##### RECORDS TO USE

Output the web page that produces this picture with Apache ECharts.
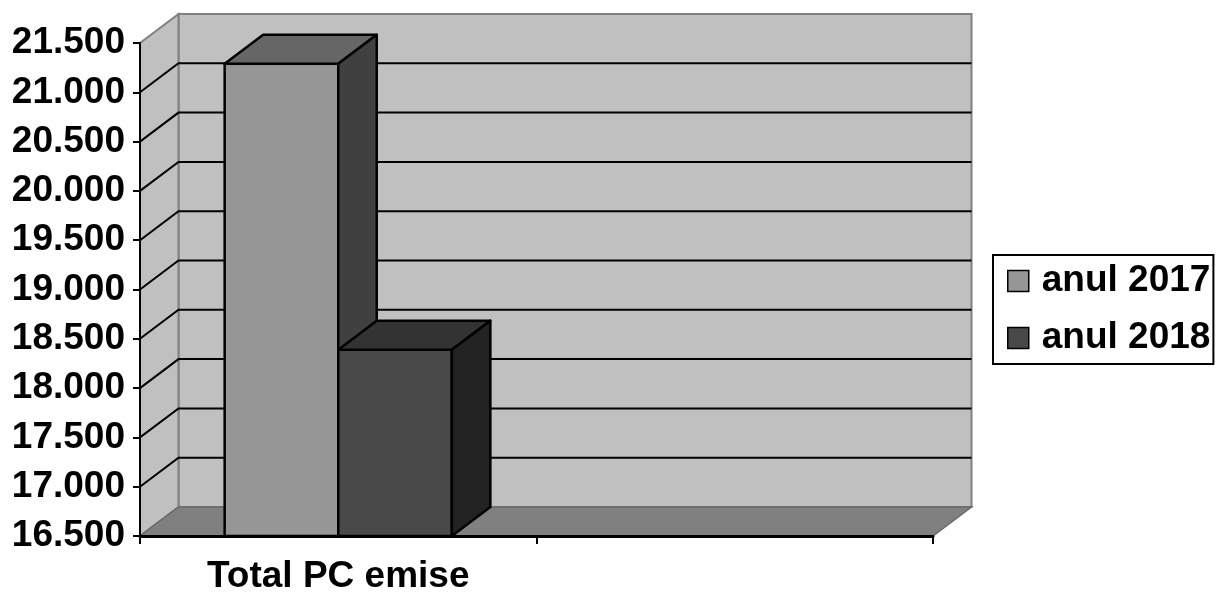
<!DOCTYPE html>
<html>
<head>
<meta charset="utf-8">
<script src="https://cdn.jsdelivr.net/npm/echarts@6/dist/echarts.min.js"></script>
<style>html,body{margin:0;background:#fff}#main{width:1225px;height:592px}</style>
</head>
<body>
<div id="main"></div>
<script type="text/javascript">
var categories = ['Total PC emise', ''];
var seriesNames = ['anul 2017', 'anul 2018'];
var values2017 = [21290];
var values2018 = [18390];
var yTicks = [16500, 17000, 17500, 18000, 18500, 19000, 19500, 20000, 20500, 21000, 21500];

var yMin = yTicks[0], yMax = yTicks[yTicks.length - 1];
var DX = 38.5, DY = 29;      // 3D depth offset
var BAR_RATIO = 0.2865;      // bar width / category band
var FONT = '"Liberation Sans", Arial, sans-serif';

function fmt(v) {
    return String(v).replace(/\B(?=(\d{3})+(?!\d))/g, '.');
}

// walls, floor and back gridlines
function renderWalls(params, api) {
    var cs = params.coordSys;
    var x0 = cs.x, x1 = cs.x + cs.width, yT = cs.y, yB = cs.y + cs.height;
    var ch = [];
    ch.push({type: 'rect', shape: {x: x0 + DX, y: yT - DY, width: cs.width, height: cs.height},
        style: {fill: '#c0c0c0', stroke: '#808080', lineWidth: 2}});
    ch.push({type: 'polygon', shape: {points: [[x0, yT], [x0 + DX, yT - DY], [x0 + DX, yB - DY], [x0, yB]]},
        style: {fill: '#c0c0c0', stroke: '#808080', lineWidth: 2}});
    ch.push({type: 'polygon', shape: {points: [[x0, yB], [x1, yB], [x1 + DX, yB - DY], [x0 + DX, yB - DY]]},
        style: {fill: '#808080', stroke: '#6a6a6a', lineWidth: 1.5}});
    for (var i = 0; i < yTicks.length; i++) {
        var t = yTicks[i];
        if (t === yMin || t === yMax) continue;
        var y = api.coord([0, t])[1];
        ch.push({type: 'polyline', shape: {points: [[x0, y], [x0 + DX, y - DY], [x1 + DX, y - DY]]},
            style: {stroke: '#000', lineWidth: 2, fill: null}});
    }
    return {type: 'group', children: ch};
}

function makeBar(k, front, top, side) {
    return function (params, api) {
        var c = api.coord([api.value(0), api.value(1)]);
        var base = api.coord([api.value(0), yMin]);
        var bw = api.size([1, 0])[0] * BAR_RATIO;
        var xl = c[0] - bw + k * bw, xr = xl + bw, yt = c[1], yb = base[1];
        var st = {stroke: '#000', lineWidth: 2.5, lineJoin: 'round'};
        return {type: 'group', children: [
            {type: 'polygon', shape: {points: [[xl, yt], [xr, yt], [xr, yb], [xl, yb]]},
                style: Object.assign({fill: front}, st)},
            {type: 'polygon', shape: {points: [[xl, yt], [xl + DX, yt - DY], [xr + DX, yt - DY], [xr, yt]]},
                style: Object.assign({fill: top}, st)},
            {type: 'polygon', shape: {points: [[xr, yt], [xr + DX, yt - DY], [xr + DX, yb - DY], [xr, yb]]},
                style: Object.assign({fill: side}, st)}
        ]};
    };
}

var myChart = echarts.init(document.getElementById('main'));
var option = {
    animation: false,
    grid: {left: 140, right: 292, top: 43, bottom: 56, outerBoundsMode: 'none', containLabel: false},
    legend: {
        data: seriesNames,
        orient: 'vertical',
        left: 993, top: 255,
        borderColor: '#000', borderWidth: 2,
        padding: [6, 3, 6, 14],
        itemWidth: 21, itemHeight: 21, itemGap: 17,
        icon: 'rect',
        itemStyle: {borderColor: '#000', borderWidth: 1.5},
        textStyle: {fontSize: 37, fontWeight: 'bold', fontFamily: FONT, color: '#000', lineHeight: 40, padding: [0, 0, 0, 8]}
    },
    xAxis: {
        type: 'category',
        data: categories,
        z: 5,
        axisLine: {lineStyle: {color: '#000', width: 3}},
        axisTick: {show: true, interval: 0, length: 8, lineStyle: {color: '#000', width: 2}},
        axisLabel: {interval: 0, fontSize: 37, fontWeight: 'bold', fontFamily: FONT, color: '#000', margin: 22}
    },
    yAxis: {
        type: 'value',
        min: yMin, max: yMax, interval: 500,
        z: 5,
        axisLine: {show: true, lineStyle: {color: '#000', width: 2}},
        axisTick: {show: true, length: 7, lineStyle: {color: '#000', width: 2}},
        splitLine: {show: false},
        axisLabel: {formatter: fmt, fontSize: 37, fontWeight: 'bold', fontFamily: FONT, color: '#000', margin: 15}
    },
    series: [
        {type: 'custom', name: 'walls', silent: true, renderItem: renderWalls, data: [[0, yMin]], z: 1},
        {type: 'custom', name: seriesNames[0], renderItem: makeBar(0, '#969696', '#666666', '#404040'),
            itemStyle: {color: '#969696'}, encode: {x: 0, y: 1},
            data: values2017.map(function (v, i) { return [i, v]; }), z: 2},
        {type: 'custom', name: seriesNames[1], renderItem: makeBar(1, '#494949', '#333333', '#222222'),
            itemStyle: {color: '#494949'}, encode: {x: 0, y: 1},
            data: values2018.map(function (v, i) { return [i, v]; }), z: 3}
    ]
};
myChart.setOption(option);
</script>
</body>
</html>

##########
##### RECORDS TO USE

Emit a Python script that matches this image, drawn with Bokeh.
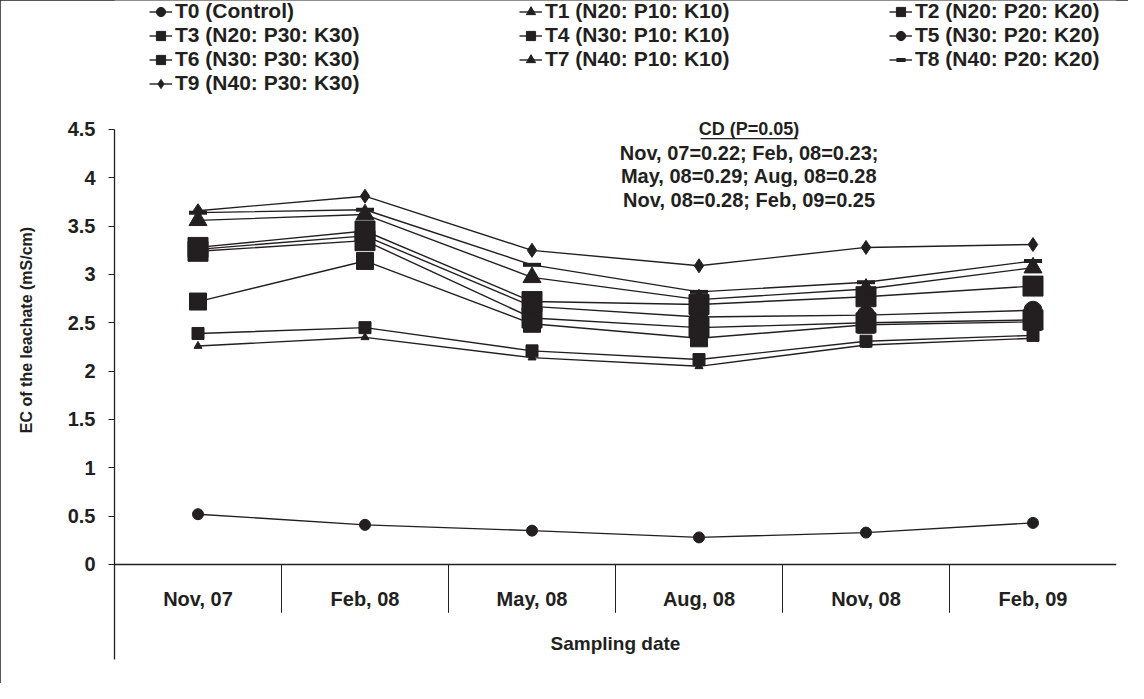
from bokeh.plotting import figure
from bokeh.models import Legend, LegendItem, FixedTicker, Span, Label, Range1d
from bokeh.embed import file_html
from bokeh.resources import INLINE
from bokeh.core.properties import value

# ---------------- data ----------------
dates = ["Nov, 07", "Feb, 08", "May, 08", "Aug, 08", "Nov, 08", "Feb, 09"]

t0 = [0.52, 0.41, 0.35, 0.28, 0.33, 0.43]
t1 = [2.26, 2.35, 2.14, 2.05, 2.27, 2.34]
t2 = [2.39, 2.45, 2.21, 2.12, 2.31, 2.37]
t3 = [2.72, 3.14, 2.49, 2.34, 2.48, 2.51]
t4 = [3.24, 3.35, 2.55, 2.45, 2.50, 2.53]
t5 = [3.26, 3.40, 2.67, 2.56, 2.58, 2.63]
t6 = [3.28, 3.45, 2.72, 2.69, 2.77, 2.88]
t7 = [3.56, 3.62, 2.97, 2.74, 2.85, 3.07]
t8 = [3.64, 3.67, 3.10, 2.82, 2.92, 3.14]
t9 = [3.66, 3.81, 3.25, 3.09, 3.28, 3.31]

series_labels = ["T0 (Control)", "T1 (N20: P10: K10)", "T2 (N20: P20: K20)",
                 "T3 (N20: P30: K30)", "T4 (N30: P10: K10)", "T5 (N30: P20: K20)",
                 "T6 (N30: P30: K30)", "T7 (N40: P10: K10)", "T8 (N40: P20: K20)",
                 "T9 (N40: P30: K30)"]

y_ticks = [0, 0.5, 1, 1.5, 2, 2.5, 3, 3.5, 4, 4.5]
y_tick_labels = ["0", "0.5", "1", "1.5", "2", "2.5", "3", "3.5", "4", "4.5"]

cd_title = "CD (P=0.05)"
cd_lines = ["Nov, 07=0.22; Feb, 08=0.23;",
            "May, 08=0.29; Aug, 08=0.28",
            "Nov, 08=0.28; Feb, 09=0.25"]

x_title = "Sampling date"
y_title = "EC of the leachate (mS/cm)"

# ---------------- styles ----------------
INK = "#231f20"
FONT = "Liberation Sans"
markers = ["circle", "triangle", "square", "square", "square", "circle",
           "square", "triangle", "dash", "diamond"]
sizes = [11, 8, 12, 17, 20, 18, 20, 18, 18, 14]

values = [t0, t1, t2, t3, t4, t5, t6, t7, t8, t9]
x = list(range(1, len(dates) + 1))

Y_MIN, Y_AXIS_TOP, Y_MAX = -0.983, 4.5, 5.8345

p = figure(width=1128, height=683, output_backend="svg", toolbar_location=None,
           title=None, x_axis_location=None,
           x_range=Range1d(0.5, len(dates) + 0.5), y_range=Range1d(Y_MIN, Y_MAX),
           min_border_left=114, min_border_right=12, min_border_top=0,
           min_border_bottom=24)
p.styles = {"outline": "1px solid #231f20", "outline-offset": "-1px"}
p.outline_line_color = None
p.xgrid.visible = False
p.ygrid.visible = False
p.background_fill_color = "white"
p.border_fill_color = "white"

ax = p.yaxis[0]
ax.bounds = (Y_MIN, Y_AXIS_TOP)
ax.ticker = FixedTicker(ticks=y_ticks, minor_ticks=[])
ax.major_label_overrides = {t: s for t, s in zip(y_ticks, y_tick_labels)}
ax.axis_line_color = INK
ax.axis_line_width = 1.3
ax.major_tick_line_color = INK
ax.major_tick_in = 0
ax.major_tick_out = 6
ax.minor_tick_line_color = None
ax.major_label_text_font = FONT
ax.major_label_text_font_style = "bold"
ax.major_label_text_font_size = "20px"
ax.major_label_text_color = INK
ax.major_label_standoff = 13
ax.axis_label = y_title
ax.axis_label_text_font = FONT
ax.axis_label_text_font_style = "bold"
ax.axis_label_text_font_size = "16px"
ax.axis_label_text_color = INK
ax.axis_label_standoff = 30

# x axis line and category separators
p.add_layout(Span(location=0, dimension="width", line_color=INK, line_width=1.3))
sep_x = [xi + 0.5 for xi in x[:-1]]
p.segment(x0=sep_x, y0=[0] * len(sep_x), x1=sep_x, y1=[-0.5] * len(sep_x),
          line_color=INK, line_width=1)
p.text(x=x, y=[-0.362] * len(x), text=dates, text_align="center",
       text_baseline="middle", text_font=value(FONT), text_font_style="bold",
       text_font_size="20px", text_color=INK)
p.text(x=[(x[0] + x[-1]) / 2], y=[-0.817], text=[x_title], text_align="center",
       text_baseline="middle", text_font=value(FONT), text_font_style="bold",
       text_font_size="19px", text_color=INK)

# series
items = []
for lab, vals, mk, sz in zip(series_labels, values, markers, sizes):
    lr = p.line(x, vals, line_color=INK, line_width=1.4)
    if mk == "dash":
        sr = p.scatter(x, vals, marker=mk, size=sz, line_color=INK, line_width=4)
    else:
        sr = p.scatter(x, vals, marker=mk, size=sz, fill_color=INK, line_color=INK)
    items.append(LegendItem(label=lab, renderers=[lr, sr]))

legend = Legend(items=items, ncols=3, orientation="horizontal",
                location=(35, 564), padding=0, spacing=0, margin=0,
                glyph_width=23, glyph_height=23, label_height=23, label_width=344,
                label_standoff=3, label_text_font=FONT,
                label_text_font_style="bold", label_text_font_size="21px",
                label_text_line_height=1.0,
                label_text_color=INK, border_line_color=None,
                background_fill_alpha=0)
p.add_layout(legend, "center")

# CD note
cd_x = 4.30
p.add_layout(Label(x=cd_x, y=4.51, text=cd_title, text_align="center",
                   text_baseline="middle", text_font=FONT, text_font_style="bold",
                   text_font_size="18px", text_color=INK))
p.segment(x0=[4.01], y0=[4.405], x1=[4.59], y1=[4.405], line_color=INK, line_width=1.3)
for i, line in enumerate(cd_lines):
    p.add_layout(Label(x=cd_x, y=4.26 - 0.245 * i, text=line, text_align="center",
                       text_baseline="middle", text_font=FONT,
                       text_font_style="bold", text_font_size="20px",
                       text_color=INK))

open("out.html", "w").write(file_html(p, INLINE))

##########
##### RECORDS TO USE

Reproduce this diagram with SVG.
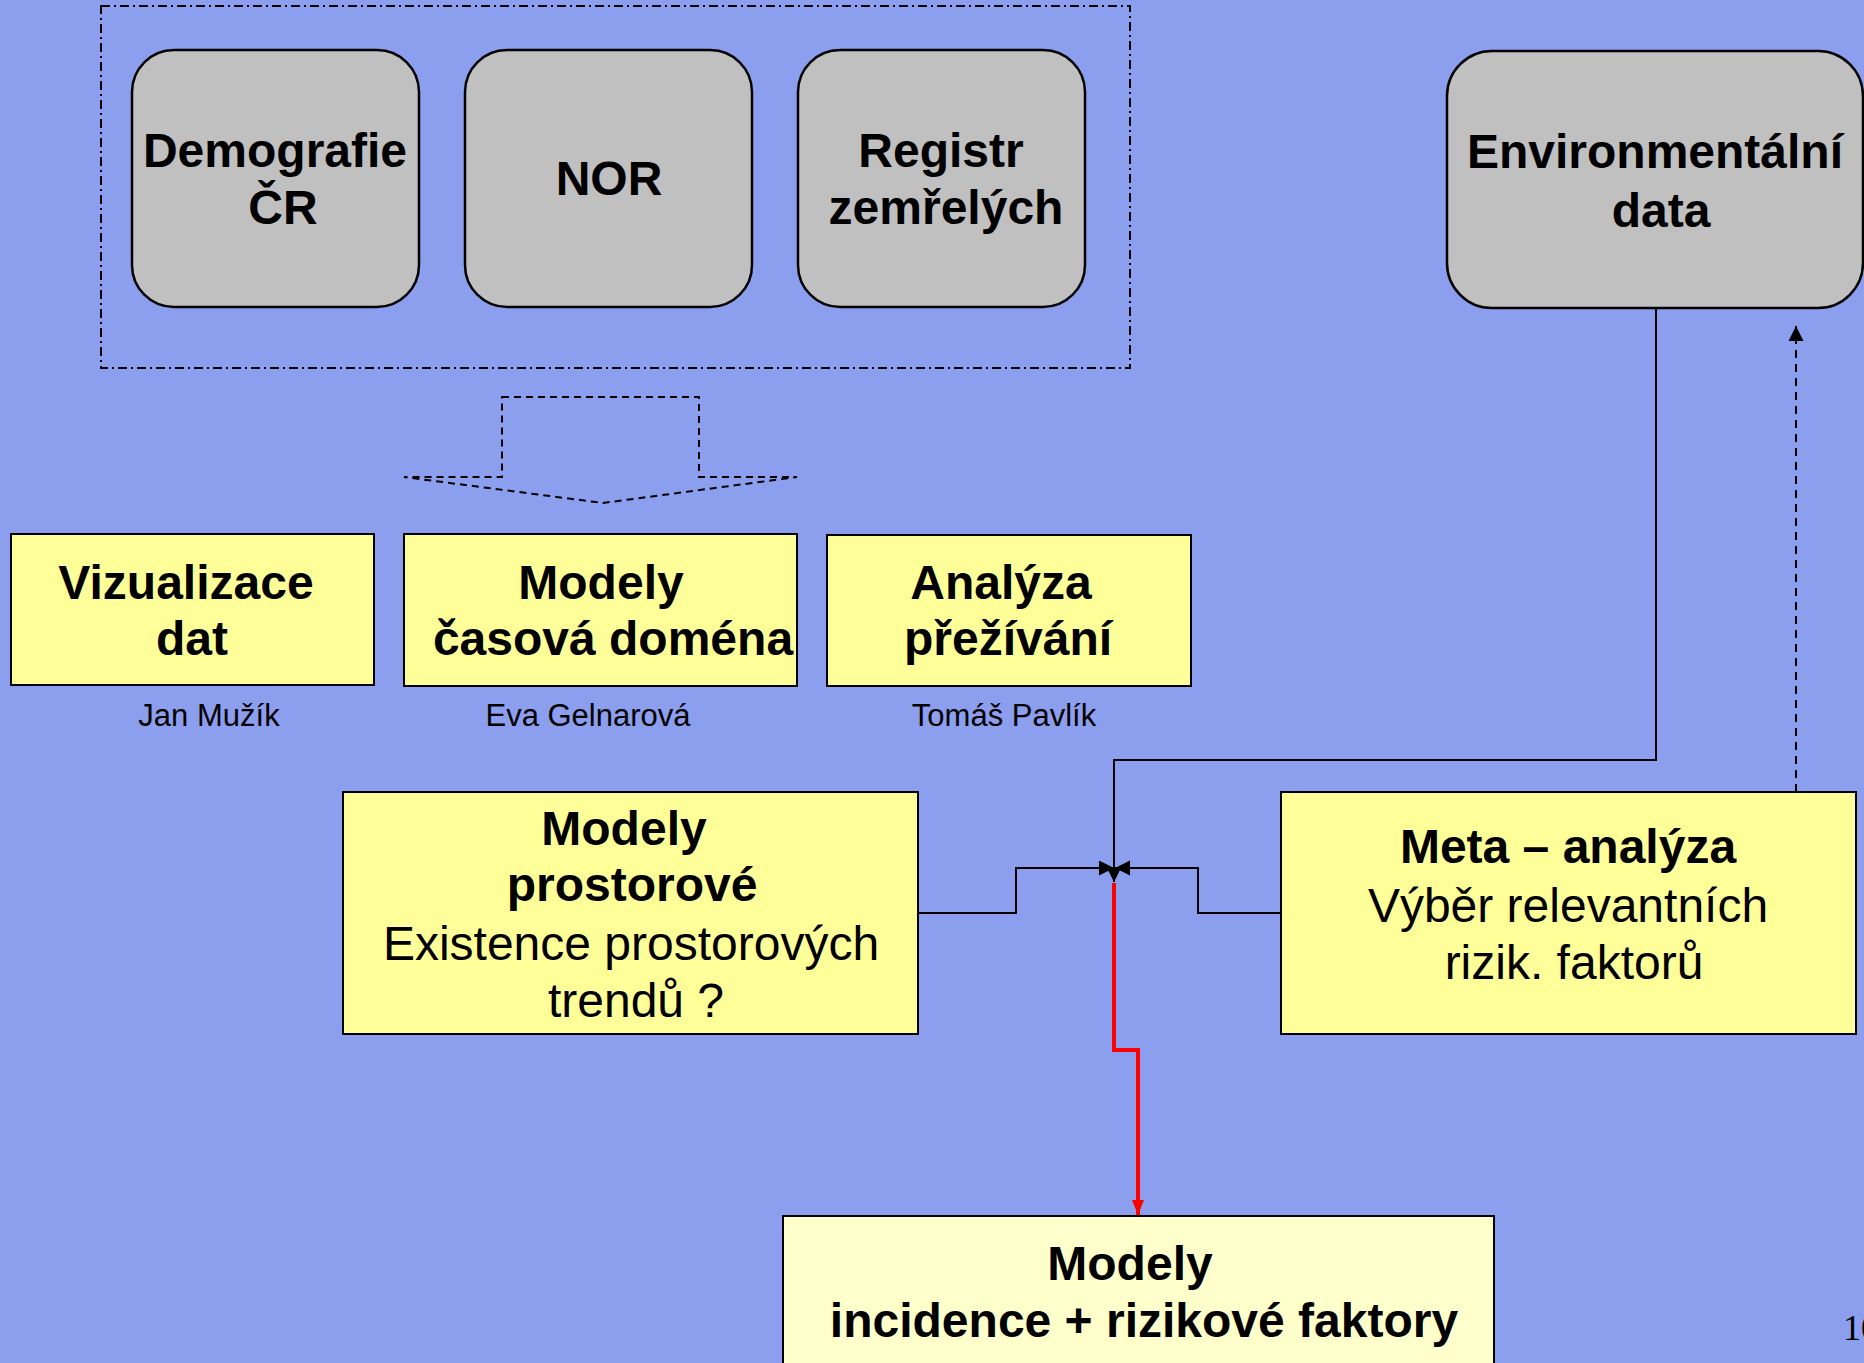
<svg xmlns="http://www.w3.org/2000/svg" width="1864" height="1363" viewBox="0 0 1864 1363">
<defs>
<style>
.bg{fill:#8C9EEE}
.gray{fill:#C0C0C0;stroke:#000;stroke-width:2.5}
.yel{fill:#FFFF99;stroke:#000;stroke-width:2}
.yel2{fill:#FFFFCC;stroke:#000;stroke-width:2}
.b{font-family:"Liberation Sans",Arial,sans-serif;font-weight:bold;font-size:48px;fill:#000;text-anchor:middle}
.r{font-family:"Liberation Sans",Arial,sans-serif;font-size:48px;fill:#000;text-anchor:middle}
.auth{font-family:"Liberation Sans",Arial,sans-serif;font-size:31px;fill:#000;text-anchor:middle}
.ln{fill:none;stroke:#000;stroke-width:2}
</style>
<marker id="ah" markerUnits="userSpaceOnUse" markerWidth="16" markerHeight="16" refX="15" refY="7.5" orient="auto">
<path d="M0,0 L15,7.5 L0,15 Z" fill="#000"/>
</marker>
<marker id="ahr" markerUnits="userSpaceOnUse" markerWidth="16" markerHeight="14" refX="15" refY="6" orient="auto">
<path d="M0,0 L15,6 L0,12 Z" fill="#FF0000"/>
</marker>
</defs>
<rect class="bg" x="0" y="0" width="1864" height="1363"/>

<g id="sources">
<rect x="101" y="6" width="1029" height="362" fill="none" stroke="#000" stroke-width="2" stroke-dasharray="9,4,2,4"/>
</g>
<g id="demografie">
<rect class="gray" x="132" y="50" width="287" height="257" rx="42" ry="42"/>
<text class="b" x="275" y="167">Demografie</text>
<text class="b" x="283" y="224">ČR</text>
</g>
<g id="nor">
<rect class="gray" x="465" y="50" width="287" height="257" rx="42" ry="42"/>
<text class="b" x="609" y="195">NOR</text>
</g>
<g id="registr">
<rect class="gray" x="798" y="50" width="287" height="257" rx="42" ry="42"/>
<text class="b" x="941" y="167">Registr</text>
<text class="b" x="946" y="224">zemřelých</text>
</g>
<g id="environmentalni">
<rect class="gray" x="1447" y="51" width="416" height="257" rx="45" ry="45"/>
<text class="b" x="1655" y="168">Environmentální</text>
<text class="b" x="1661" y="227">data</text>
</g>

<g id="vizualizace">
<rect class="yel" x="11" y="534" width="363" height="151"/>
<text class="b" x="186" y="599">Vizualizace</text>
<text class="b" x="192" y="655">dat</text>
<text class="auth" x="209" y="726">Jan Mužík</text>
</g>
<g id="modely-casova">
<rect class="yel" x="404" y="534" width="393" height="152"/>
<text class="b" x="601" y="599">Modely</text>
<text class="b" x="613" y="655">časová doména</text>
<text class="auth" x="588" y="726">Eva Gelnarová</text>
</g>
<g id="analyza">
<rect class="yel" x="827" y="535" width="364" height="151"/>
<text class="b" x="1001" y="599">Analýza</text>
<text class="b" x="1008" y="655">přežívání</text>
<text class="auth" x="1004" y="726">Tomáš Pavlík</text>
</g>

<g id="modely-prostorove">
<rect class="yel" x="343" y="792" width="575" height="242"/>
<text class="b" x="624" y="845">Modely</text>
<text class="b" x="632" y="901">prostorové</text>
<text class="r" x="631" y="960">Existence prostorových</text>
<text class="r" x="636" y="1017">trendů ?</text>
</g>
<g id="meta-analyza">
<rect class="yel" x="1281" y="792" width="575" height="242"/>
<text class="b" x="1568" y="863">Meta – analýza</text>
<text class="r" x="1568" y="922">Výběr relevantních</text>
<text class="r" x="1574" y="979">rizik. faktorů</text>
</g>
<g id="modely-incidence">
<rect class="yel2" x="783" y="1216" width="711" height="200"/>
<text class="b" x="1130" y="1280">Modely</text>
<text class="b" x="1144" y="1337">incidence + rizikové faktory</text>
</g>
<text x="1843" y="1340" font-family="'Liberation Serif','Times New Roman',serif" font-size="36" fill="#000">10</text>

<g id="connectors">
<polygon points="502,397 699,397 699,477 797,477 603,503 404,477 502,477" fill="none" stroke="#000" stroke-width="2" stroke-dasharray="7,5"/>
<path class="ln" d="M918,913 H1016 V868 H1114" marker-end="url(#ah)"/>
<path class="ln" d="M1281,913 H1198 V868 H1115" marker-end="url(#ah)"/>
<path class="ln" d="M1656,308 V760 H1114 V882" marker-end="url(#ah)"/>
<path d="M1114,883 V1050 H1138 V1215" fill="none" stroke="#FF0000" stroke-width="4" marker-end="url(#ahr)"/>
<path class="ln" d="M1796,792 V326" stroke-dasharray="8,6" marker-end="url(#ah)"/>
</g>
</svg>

##########

INSTRUCTIONS FOR THE TASK
Looking at the data above, show all lines where the word "this" occurs.

EXPECTED ANSWER
Output the web page that produces this picture with Apache ECharts.
Emit a Python script that matches this image, drawn with Bokeh.
Reproduce this diagram with SVG.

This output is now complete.